Restate all the material verbatim, except for the pictures.

==== Material provided

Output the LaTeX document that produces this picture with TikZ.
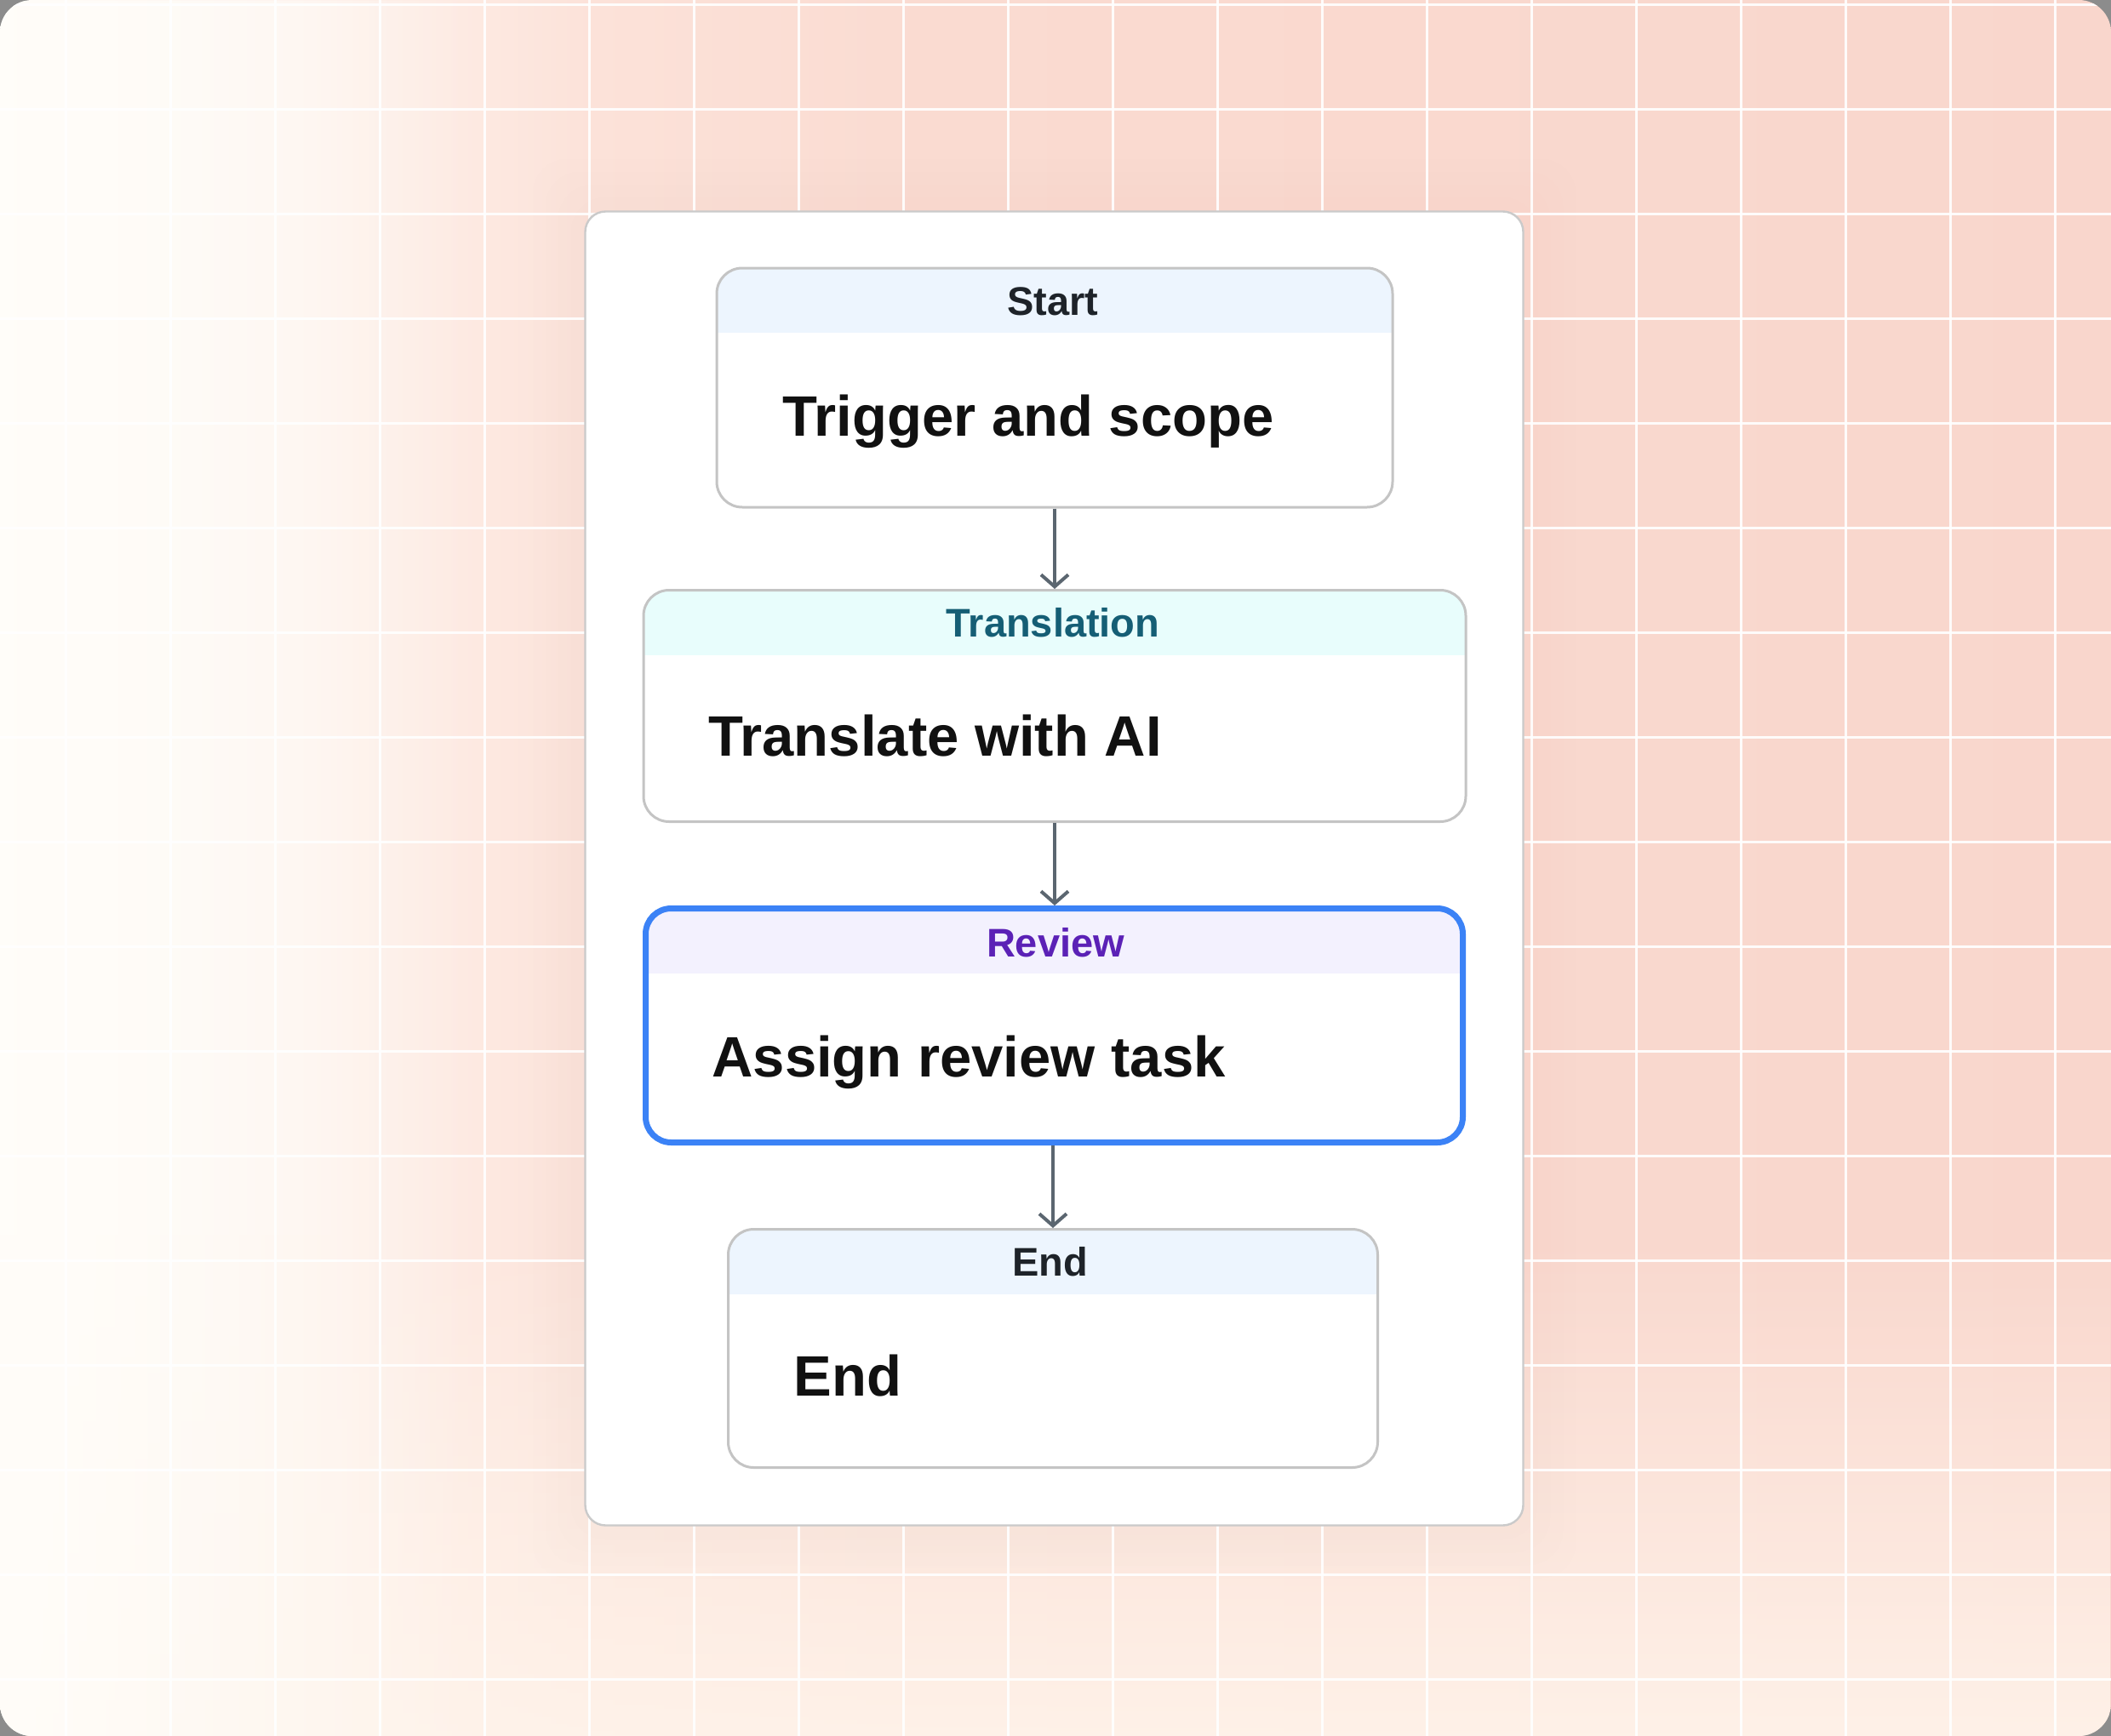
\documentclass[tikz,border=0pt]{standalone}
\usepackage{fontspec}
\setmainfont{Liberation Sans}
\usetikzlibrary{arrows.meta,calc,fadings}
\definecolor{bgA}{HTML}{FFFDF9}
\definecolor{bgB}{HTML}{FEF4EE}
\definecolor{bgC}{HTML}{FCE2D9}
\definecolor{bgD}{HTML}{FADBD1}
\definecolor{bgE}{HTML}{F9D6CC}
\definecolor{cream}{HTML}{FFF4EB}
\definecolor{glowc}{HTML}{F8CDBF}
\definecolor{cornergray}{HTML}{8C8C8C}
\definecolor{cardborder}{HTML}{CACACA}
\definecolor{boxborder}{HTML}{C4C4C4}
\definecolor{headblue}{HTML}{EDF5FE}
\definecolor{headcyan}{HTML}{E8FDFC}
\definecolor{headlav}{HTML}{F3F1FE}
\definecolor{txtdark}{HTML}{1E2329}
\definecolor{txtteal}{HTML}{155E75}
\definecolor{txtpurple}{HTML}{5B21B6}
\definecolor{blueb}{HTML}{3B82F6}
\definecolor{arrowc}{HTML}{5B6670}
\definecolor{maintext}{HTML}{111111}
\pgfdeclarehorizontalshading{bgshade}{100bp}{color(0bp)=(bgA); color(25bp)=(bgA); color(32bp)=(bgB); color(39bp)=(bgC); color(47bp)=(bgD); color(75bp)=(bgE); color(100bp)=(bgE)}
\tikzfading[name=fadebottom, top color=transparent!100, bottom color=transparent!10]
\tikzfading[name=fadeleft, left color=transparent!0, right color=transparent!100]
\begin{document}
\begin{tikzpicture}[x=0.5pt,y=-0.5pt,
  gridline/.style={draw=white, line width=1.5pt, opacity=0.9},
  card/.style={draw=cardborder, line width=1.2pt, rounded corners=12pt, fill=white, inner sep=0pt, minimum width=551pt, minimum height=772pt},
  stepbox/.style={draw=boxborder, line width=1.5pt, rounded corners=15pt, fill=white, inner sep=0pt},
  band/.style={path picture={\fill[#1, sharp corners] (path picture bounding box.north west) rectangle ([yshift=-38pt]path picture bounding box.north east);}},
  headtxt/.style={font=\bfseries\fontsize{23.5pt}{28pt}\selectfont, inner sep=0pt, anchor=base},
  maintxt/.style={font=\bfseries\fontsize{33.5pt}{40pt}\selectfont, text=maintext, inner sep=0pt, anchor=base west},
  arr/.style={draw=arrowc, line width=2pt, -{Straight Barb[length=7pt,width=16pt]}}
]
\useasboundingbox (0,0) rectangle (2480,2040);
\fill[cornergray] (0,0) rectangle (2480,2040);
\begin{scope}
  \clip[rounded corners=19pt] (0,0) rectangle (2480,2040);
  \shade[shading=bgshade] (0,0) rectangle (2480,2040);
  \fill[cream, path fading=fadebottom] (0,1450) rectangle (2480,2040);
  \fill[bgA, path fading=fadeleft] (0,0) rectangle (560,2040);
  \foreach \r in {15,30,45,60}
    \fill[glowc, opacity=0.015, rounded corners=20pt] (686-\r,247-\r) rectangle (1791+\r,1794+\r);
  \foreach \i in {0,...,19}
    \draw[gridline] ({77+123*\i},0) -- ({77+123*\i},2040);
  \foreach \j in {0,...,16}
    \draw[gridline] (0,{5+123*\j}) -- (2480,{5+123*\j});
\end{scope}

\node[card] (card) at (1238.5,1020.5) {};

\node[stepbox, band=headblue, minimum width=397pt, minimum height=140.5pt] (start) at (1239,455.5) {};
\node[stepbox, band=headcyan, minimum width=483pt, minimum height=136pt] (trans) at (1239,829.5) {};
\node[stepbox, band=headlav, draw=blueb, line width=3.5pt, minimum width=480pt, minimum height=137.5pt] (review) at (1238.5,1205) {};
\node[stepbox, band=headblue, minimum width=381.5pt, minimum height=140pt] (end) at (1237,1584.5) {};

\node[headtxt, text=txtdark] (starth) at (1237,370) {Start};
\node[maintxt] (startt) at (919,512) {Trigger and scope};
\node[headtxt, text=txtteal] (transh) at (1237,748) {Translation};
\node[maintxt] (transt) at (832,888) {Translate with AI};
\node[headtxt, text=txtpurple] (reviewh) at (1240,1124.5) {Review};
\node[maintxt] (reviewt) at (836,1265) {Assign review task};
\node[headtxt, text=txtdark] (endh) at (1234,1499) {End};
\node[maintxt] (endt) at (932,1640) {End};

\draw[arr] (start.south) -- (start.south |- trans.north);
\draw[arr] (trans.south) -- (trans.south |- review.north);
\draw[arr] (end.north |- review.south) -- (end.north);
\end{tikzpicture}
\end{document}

========

Solution to the problem:
Output the LaTeX document that produces this picture with TikZ.
\documentclass[tikz,border=0pt]{standalone}
\usepackage{fontspec}
\setmainfont{Liberation Sans}
\usetikzlibrary{arrows.meta,calc,fadings}
\definecolor{bgA}{HTML}{FFFDF9}
\definecolor{bgB}{HTML}{FEF4EE}
\definecolor{bgC}{HTML}{FCE2D9}
\definecolor{bgD}{HTML}{FADBD1}
\definecolor{bgE}{HTML}{F9D6CC}
\definecolor{cream}{HTML}{FFF4EB}
\definecolor{glowc}{HTML}{F8CDBF}
\definecolor{cornergray}{HTML}{8C8C8C}
\definecolor{cardborder}{HTML}{CACACA}
\definecolor{boxborder}{HTML}{C4C4C4}
\definecolor{headblue}{HTML}{EDF5FE}
\definecolor{headcyan}{HTML}{E8FDFC}
\definecolor{headlav}{HTML}{F3F1FE}
\definecolor{txtdark}{HTML}{1E2329}
\definecolor{txtteal}{HTML}{155E75}
\definecolor{txtpurple}{HTML}{5B21B6}
\definecolor{blueb}{HTML}{3B82F6}
\definecolor{arrowc}{HTML}{5B6670}
\definecolor{maintext}{HTML}{111111}
\pgfdeclarehorizontalshading{bgshade}{100bp}{color(0bp)=(bgA); color(25bp)=(bgA); color(32bp)=(bgB); color(39bp)=(bgC); color(47bp)=(bgD); color(75bp)=(bgE); color(100bp)=(bgE)}
\tikzfading[name=fadebottom, top color=transparent!100, bottom color=transparent!10]
\tikzfading[name=fadeleft, left color=transparent!0, right color=transparent!100]
\begin{document}
\begin{tikzpicture}[x=0.5pt,y=-0.5pt,
  gridline/.style={draw=white, line width=1.5pt, opacity=0.9},
  card/.style={draw=cardborder, line width=1.2pt, rounded corners=12pt, fill=white, inner sep=0pt, minimum width=551pt, minimum height=772pt},
  stepbox/.style={draw=boxborder, line width=1.5pt, rounded corners=15pt, fill=white, inner sep=0pt},
  band/.style={path picture={\fill[#1, sharp corners] (path picture bounding box.north west) rectangle ([yshift=-38pt]path picture bounding box.north east);}},
  headtxt/.style={font=\bfseries\fontsize{23.5pt}{28pt}\selectfont, inner sep=0pt, anchor=base},
  maintxt/.style={font=\bfseries\fontsize{33.5pt}{40pt}\selectfont, text=maintext, inner sep=0pt, anchor=base west},
  arr/.style={draw=arrowc, line width=2pt, -{Straight Barb[length=7pt,width=16pt]}}
]
\useasboundingbox (0,0) rectangle (2480,2040);
\fill[cornergray] (0,0) rectangle (2480,2040);
\begin{scope}
  \clip[rounded corners=19pt] (0,0) rectangle (2480,2040);
  \shade[shading=bgshade] (0,0) rectangle (2480,2040);
  \fill[cream, path fading=fadebottom] (0,1450) rectangle (2480,2040);
  \fill[bgA, path fading=fadeleft] (0,0) rectangle (560,2040);
  \foreach \r in {15,30,45,60}
    \fill[glowc, opacity=0.015, rounded corners=20pt] (686-\r,247-\r) rectangle (1791+\r,1794+\r);
  \foreach \i in {0,...,19}
    \draw[gridline] ({77+123*\i},0) -- ({77+123*\i},2040);
  \foreach \j in {0,...,16}
    \draw[gridline] (0,{5+123*\j}) -- (2480,{5+123*\j});
\end{scope}

\node[card] (card) at (1238.5,1020.5) {};

\node[stepbox, band=headblue, minimum width=397pt, minimum height=140.5pt] (start) at (1239,455.5) {};
\node[stepbox, band=headcyan, minimum width=483pt, minimum height=136pt] (trans) at (1239,829.5) {};
\node[stepbox, band=headlav, draw=blueb, line width=3.5pt, minimum width=480pt, minimum height=137.5pt] (review) at (1238.5,1205) {};
\node[stepbox, band=headblue, minimum width=381.5pt, minimum height=140pt] (end) at (1237,1584.5) {};

\node[headtxt, text=txtdark] (starth) at (1237,370) {Start};
\node[maintxt] (startt) at (919,512) {Trigger and scope};
\node[headtxt, text=txtteal] (transh) at (1237,748) {Translation};
\node[maintxt] (transt) at (832,888) {Translate with AI};
\node[headtxt, text=txtpurple] (reviewh) at (1240,1124.5) {Review};
\node[maintxt] (reviewt) at (836,1265) {Assign review task};
\node[headtxt, text=txtdark] (endh) at (1234,1499) {End};
\node[maintxt] (endt) at (932,1640) {End};

\draw[arr] (start.south) -- (start.south |- trans.north);
\draw[arr] (trans.south) -- (trans.south |- review.north);
\draw[arr] (end.north |- review.south) -- (end.north);
\end{tikzpicture}
\end{document}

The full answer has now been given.